Ooh, you are going away from the right track
Let's go from the start. We have 2 cases:
CASE 1: Rolling.
In this case, let's make another assumption: the cylinder rolls without slipping, i.e. \vec{v_A}=0. This will make things easier and concurs with what Doc Al said. Because of that assumption, friction in this case doesn't do any work on the cylinder (it's static friction!). Let's assume that the cylinder starts moving from rest.
By the energy conservation law:
PE = KE = translational KE + rotational KE
This concurs with the statement of Doc Al, "

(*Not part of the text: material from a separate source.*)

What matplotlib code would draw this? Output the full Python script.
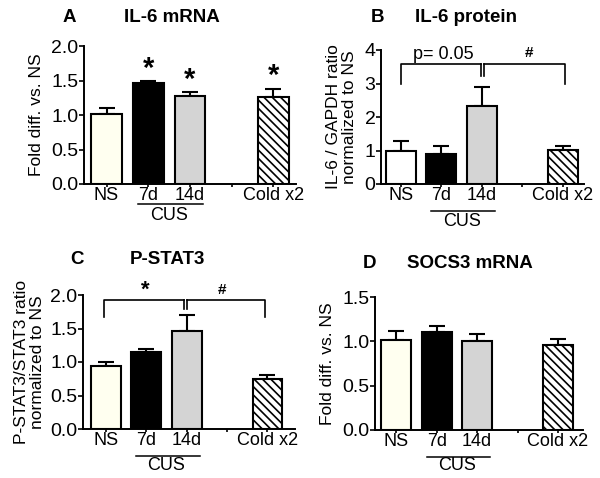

some of that PE is transformed into
rotational KE". In addition, friction doesn't do work, but the cylinder gains both translational and rotational KE, not translational KE only as in the "sliding" case. This is why people usually say, static friction in this case only does the job of transferring a part of PE into rotational KE.
CASE 2: Sliding.
Because now the force f is applied at the center, whose velocity is not zero, f does do work on the cylinder. Besides, we have already known that the cylinder does not rotate in this case.
Therefore:
PE - (work of f) = KE = translational KE
In addition, we all agree that the translational motions in 2 cases are the same, so translational KE in case 1 = translational KE in case 2. Now do you agree with me that total KE in case 2 (sliding) is smaller than in case 1 (rolling)?
For the above questions of yours:
_ #1 and 2: Maybe you mean "rotational KE" instead of "rotational PE"?
In general, PE will transfer into any other kind of energy if the object decreases its height. The object, initially, already has an amount of PE, i.e. it has the potential to gain kinetic energy or any other kind of energy if it goes down. This is because of the law of energy conservation.
_ #3: Nature only knows static friction doesn't do any work (i.e. \vec{v}_A=0, and that's the only thing she wants. It's like an initial condition. If it's not static friction, things will change. And because it's static friction, friction doesn't do work, which leads to so many results afterward.
So why static friction? It's the nature of the interaction between the material of the ground and the material of the cylinder, and I have no answer for that.
_ #4: Now it's like you have $100. Staying at rest = no trading, the money remains the same. If you trade $100 for shares, you will have, say, 100 shares.
But if you are investing in something, buying shares for example, your money will go down as you have more shares (or more KE!). Maybe yesterday you had $101, and tomorrow you will have $99, but now, you still have $100, and you have the potential to have 100 shares if you use up your money. The same thing goes for PE. People don't call it "POTENTIAL energy" for nothing!
_ #5: If we consider the cylinder only, friction and the "f" force are never internal forces. Friction is the force by the ground, so it is external force.